The point is, as you nurture your service lines, you must also constantly monitor the rulemaking environment. Task your service line leaders with more than just focusing on quality and efficiency of service delivery. They should be researching and reporting back to your partner group on how the terrain is shifting and the potential implications for your firm. Based on changes you or others observe, determine the strategy your firm should employ for the purposeful acquisition of desired segments and clients.
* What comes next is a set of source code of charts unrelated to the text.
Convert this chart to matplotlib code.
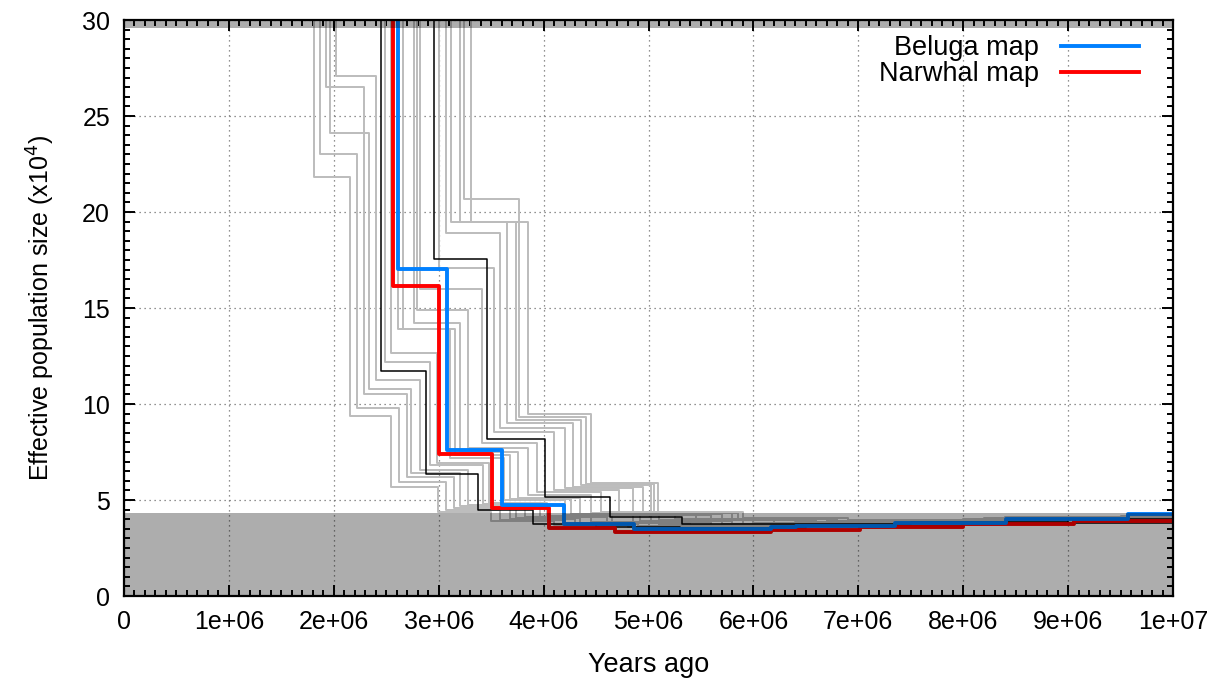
import matplotlib
matplotlib.use("Agg")
import matplotlib.pyplot as plt
from matplotlib.ticker import MultipleLocator

plt.rcParams['font.family'] = ['Liberation Sans', 'DejaVu Sans']

# times in millions of years, Ne in units of 1e4 (60 = off the top of the chart)
beluga_t = [0, 2.61, 3.08, 3.60, 4.19, 4.86, 5.62, 6.17, 6.41, 7.35, 8.41, 9.57, 10.0]
beluga_ne = [60, 17.03, 7.6, 4.74, 3.75, 3.47, 3.50, 3.61, 3.66, 3.82, 4.01, 4.25]

narwhal_t = [0, 2.56, 3.00, 3.51, 4.05, 4.68, 6.17, 7.02, 8.00, 9.06, 10.0]
narwhal_ne = [60, 16.15, 7.4, 4.58, 3.56, 3.32, 3.44, 3.59, 3.75, 3.92]

# two highlighted runs (black)
black_runs = [
    ([0, 2.45, 2.88, 3.37, 3.90, 4.50, 5.30, 6.50, 8.00, 10.0],
     [60, 11.73, 6.35, 4.48, 3.75, 3.60, 3.55, 3.65, 3.80]),
    ([0, 2.955, 3.46, 4.01, 4.63, 5.32, 6.00, 7.50, 9.00, 10.0],
     [60, 17.57, 8.19, 5.17, 4.13, 3.73, 3.75, 3.85, 4.00]),
]

# bootstrap runs (grey)
boot_runs = [
    ([0, 1.81, 2.15, 2.55, 2.99, 3.50, 4.10, 4.80, 6.00, 8.00, 10.0],
     [60, 21.8, 9.40, 5.66, 4.40, 3.90, 3.70, 3.60, 3.70, 3.90]),
    ([0, 1.87, 2.22, 2.62, 3.07, 3.58, 4.20, 4.90, 6.20, 8.30, 10.0],
     [60, 23.0, 9.80, 5.95, 4.50, 3.95, 3.75, 3.65, 3.75, 3.95]),
    ([0, 1.93, 2.29, 2.70, 3.15, 3.68, 4.30, 5.00, 6.30, 8.50, 10.0],
     [60, 26.5, 10.5, 6.20, 4.60, 4.00, 3.80, 3.65, 3.80, 4.00]),
    ([0, 1.96, 2.34, 2.74, 3.20, 3.74, 4.35, 5.10, 6.40, 8.60, 10.0],
     [60, 24.1, 10.8, 6.40, 4.70, 4.05, 3.80, 3.70, 3.85, 4.05]),
    ([0, 2.02, 2.40, 2.82, 3.28, 3.82, 4.45, 5.20, 6.50, 8.80, 10.0],
     [60, 27.1, 11.25, 6.56, 4.75, 4.10, 3.85, 3.70, 3.85, 4.05]),
    ([0, 2.49, 2.92, 3.42, 3.97, 4.60, 5.30, 6.50, 8.50, 10.0],
     [60, 12.2, 6.80, 4.80, 4.10, 3.80, 3.65, 3.75, 3.95]),
    ([0, 2.55, 2.98, 3.48, 4.03, 4.65, 5.40, 6.60, 8.70, 10.0],
     [60, 12.64, 6.95, 4.85, 4.15, 3.80, 3.70, 3.80, 4.00]),
    ([0, 2.61, 3.11, 3.62, 4.20, 4.85, 5.60, 7.00, 9.00, 10.0],
     [60, 13.9, 7.20, 5.00, 4.20, 3.85, 3.70, 3.80, 4.00]),
    ([0, 2.66, 3.16, 3.68, 4.26, 4.92, 5.70, 7.10, 9.10, 10.0],
     [60, 13.9, 7.34, 5.05, 4.25, 3.90, 3.75, 3.85, 4.05]),
    ([0, 2.76, 3.20, 3.76, 4.35, 5.02, 5.80, 7.20, 9.20, 10.0],
     [60, 14.2, 7.50, 5.10, 4.25, 3.90, 3.75, 3.85, 4.05]),
    ([0, 2.79, 3.28, 3.85, 4.45, 5.10, 5.90, 7.30, 9.30, 10.0],
     [60, 14.9, 7.70, 5.25, 4.30, 3.95, 3.75, 3.90, 4.10]),
    ([0, 2.82, 3.41, 3.94, 4.55, 5.25, 6.00, 7.50, 9.40, 10.0],
     [60, 16.0, 7.97, 5.40, 4.35, 4.00, 3.80, 3.95, 4.10]),
    ([0, 3.00, 3.53, 4.10, 4.72, 5.45, 6.20, 7.60, 9.50, 10.0],
     [60, 17.1, 8.55, 5.50, 4.40, 4.00, 3.80, 3.95, 4.15]),
    ([0, 3.07, 3.58, 4.20, 4.85, 5.60, 6.50, 8.00, 9.60, 10.0],
     [60, 18.9, 8.75, 5.60, 4.20, 3.95, 3.85, 4.00, 4.15]),
    ([0, 3.12, 3.65, 4.28, 4.95, 5.70, 6.60, 8.10, 9.70, 10.0],
     [60, 19.5, 9.00, 5.70, 4.25, 3.95, 3.85, 4.00, 4.20]),
    ([0, 3.20, 3.74, 4.36, 5.02, 5.80, 6.70, 8.20, 9.80, 10.0],
     [60, 19.5, 9.17, 5.78, 4.30, 4.00, 3.90, 4.05, 4.20]),
    ([0, 3.24, 3.77, 4.40, 5.05, 5.85, 6.80, 8.30, 10.0],
     [60, 20.7, 9.30, 5.85, 4.30, 4.00, 3.90, 4.05]),
    ([0, 3.31, 3.85, 4.45, 5.09, 5.90, 6.90, 8.40, 10.0],
     [60, 19.5, 9.50, 5.90, 4.35, 4.05, 3.95, 4.10]),
]

# shaded bands (Ne, 1e4)
low_band = 4.3
top_band = 29.58

xtick_vals = [0, 1e6, 2e6, 3e6, 4e6, 5e6, 6e6, 7e6, 8e6, 9e6, 1e7]
xtick_labels = ["0", "1e+06", "2e+06", "3e+06", "4e+06", "5e+06",
                "6e+06", "7e+06", "8e+06", "9e+06", "1e+07"]
ytick_vals = [0, 5, 10, 15, 20, 25, 30]


def step(ax, t, ne, **kw):
    x = [v * 1e6 for v in t]
    y = list(ne) + [ne[-1]]
    return ax.plot(x, y, drawstyle='steps-post', **kw)


fig = plt.figure(figsize=(12.26, 6.84), dpi=100)
ax = fig.add_axes([124 / 1226, 88 / 684, 1049 / 1226, 576 / 684])

for t, ne in boot_runs:
    step(ax, t, ne, color='#bcbcbc', lw=1.4, zorder=2)
for t, ne in black_runs:
    step(ax, t, ne, color='black', lw=1.1, zorder=3)
step(ax, narwhal_t, narwhal_ne, color='#ff0000', lw=2.8, zorder=4, label='Narwhal map')
step(ax, beluga_t, beluga_ne, color='#0080ff', lw=2.8, zorder=4, label='Beluga map')

ax.axhspan(0, low_band, color='black', alpha=0.32, lw=0, zorder=5)
ax.axhspan(top_band, 30, color='black', alpha=0.32, lw=0, zorder=5)

ax.set_xlim(0, 1e7)
ax.set_ylim(0, 30)
ax.set_xticks(xtick_vals)
ax.set_xticklabels(xtick_labels)
ax.set_yticks(ytick_vals)
ax.xaxis.set_minor_locator(MultipleLocator(1e5))
ax.yaxis.set_minor_locator(MultipleLocator(0.5))
ax.tick_params(which='both', direction='in', top=True, right=True, width=1.4,
               labelsize=18, pad=10)
ax.tick_params(which='major', length=8)
ax.tick_params(which='minor', length=4.5)
ax.grid(True, which='major', color='#6e6e6e', ls=(0, (1, 3)), lw=0.9)
ax.set_axisbelow(True)
for s in ax.spines.values():
    s.set_linewidth(1.6)
    s.set_zorder(6)

ax.set_xlabel("Years ago", fontsize=19.5, labelpad=13)
ax.set_ylabel("Effective population size (x10$^4$)", fontsize=18, labelpad=18)

handles, labels = ax.get_legend_handles_labels()
leg = ax.legend(handles[::-1], labels[::-1], loc='upper right', frameon=False,
                markerfirst=False, fontsize=19.5, handlelength=2.9,
                handletextpad=0.8, labelspacing=0.0,
                bbox_to_anchor=(0.991, 1.016))
leg.set_zorder(7)

fig.savefig("out.png", dpi=100)
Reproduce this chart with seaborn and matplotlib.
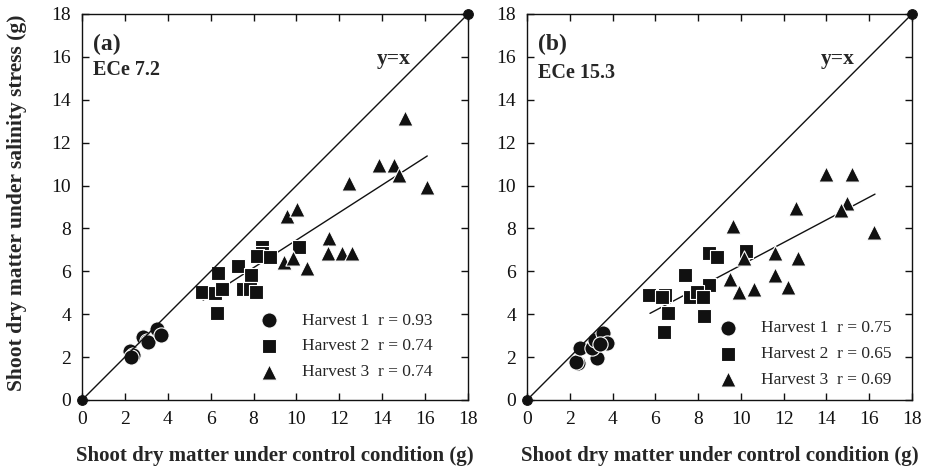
import numpy as np
import pandas as pd
import matplotlib
matplotlib.use("Agg")
import matplotlib.pyplot as plt
import seaborn as sns

# ---------------- data ----------------
ticks = [0, 2, 4, 6, 8, 10, 12, 14, 16, 18]
ref_x = [0, 18]
ref_y = [0, 18]

# Panel (a) ECe 7.2
a_h1_x = [2.24, 2.39, 2.30, 2.86, 3.02, 3.10, 3.48, 3.67]
a_h1_y = [2.29, 2.10, 2.00, 2.92, 2.77, 2.72, 3.30, 3.03]
a_h2_x = [10.14, 8.38, 8.38, 8.18, 8.77, 7.29, 6.36, 7.88, 5.58, 6.20, 6.52, 7.52, 7.84, 8.12, 6.31]
a_h2_y = [7.12, 7.15, 6.84, 6.72, 6.65, 6.25, 5.90, 5.83, 5.05, 5.00, 5.16, 5.16, 5.16, 5.05, 4.07]
a_h3_x = [13.87, 14.55, 14.80, 12.47, 16.08, 9.55, 10.04, 11.52, 11.49, 12.11, 12.60, 9.44, 9.83, 10.51, 15.07]
a_h3_y = [10.96, 10.96, 10.50, 10.13, 9.95, 8.58, 8.89, 7.54, 6.84, 6.84, 6.84, 6.45, 6.60, 6.17, 13.15]
a_fit_x = [5.65, 16.10]
a_fit_y = [4.66, 11.38]
a_labels = ["Harvest 1  r = 0.93", "Harvest 2  r = 0.74", "Harvest 3  r = 0.74"]

# Panel (b) ECe 15.3
b_h1_x = [2.40, 2.30, 2.48, 3.26, 3.02, 3.18, 3.57, 3.75, 3.40]
b_h1_y = [1.71, 1.75, 2.41, 1.94, 2.41, 2.80, 3.11, 2.64, 2.60]
b_h2_x = [8.52, 8.87, 10.24, 7.39, 8.52, 5.72, 6.45, 6.30, 7.62, 7.96, 8.24, 6.60, 8.29, 6.42]
b_h2_y = [6.84, 6.65, 6.96, 5.83, 5.36, 4.90, 4.90, 4.82, 4.82, 5.05, 4.82, 4.04, 3.93, 3.16]
b_h3_x = [13.98, 15.18, 14.95, 14.67, 12.58, 16.22, 9.65, 10.16, 11.59, 12.65, 11.59, 12.22, 9.49, 9.91, 10.63]
b_h3_y = [10.54, 10.54, 9.20, 8.86, 8.94, 7.85, 8.12, 6.61, 6.84, 6.61, 5.83, 5.28, 5.63, 5.05, 5.16]
b_fit_x = [5.75, 16.27]
b_fit_y = [4.04, 9.60]
b_labels = ["Harvest 1  r = 0.75", "Harvest 2  r = 0.65", "Harvest 3  r = 0.69"]

panels = [
    dict(tag="(a)", ece="ECe 7.2", ece_y=15.4, h=[(a_h1_x, a_h1_y), (a_h2_x, a_h2_y), (a_h3_x, a_h3_y)],
         fit=(a_fit_x, a_fit_y), labels=a_labels, pos=[82/926, 1-400/475, 386/926, 386/475],
         legend_anchor=(0.94, 0.02)),
    dict(tag="(b)", ece="ECe 15.3", ece_y=15.25, h=[(b_h1_x, b_h1_y), (b_h2_x, b_h2_y), (b_h3_x, b_h3_y)],
         fit=(b_fit_x, b_fit_y), labels=b_labels, pos=[527/926, 1-400/475, 385/926, 386/475],
         legend_anchor=(0.978, 0.0)),
]

# ---------------- style ----------------
sns.set_style("ticks")
plt.rcParams["font.family"] = ["Liberation Serif", "DejaVu Serif"]

fig = plt.figure(figsize=(9.26, 4.75), dpi=100)
markers = ["o", "s", "^"]
sizes = [120, 110, 120]
ink = "#111111"

for p in panels:
    ax = fig.add_axes(p["pos"])
    # y = x reference line with end dots
    sns.lineplot(x=ref_x, y=ref_y, ax=ax, color=ink, lw=1.0, marker="o", markersize=7,
                 markeredgecolor=ink, clip_on=False, zorder=5, legend=False)
    # regression line
    sns.lineplot(x=p["fit"][0], y=p["fit"][1], ax=ax, color=ink, lw=1.0, legend=False, zorder=3)
    for (xs, ys), m, s, lab in zip(p["h"], markers, sizes, p["labels"]):
        df = pd.DataFrame({"x": xs, "y": ys})
        sns.scatterplot(data=df, x="x", y="y", ax=ax, marker=m, s=s, color=ink,
                        edgecolor="white", linewidth=0.8, label=lab, zorder=4)
    ax.set_xlim(0, 18)
    ax.set_ylim(0, 18)
    ax.set_xticks(ticks)
    ax.set_yticks(ticks)
    ax.tick_params(direction="in", top=True, right=True, length=5, width=1,
                   labelsize=14, pad=8, colors=ink)
    for sp in ax.spines.values():
        sp.set_linewidth(1.0)
        sp.set_color(ink)
    ax.set_xlabel("Shoot dry matter under control condition (g)", fontsize=15,
                  fontweight="bold", labelpad=13)
    ax.set_ylabel("")
    ax.text(0.5, 16.56, p["tag"], fontsize=17, fontweight="bold", ha="left", va="center")
    ax.text(0.5, p["ece_y"], p["ece"], fontsize=14.5, fontweight="bold", ha="left", va="center")
    ax.text(13.75, 15.9, "y=x", fontsize=15.5, fontweight="bold", ha="left", va="center")
    ax.legend(loc="lower right", bbox_to_anchor=p["legend_anchor"], frameon=False,
              fontsize=12.5, handletextpad=0.9, labelspacing=0.55, borderaxespad=0.3)

fig.text(17/926, 1-203/475, "Shoot dry matter under salinity stress (g)", rotation=90,
         fontsize=15.5, fontweight="bold", ha="center", va="center")

fig.savefig("out.png", dpi=100)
Mike Mares, co-founder of Witt Mares in Virginia states, “If you’re going to implement regulatory change as a driver of marketing strategy, you need to stay ‘tapped in’ to what’s happening in the halls of regulatory power.” Tax people have known this for a long time, as they’ve had to grapple with constant changes in the tax code, and translate this dynamic into opportunities for new services. But this thinking is relatively new for A&A people.
This means taking service-line ownership to a whole new level – moving beyond the typical concentration on the “delivery” side of the business into strategic thinking about new directions, new markets, new clients, new niches and new services.
Clarke Price, President & CEO of the Ohio Society of CPAs sheds some interesting perspective. “In the past, one CPA provided all the services to a client. In the current multi-provider environment, there is enormous opportunity in providing specific niche services to companies. The question is which services and to which companies? This requires a higher level of strategic thinking than in the old days, when a CPA owned the entire client relationship,” says Price.
The job descriptions of today’s practitioners need to include taking responsibility for the strategic direction and overall purposeful growth of the service line. It’s all about asking questions like: “What will we offer?” “Whom will we offer it to?” and “How will we go about finding prospective clients for these offerings?” These are traditional product management duties – a discipline not yet well understood by most CPAs.
Marketplace dynamics will take their shape…and they will take their time. Don’t wait until the chips have fallen to plan your strategy. Monitor the decisions that come out of rule-making bodies, be nimble and prepared to respond flexibly as standards change.
There’s chaos and confusion in the accounting profession, that’s true. But savvy firms and practitioners need to look beyond the present murkiness and use rules-driven marketing to create a brighter future.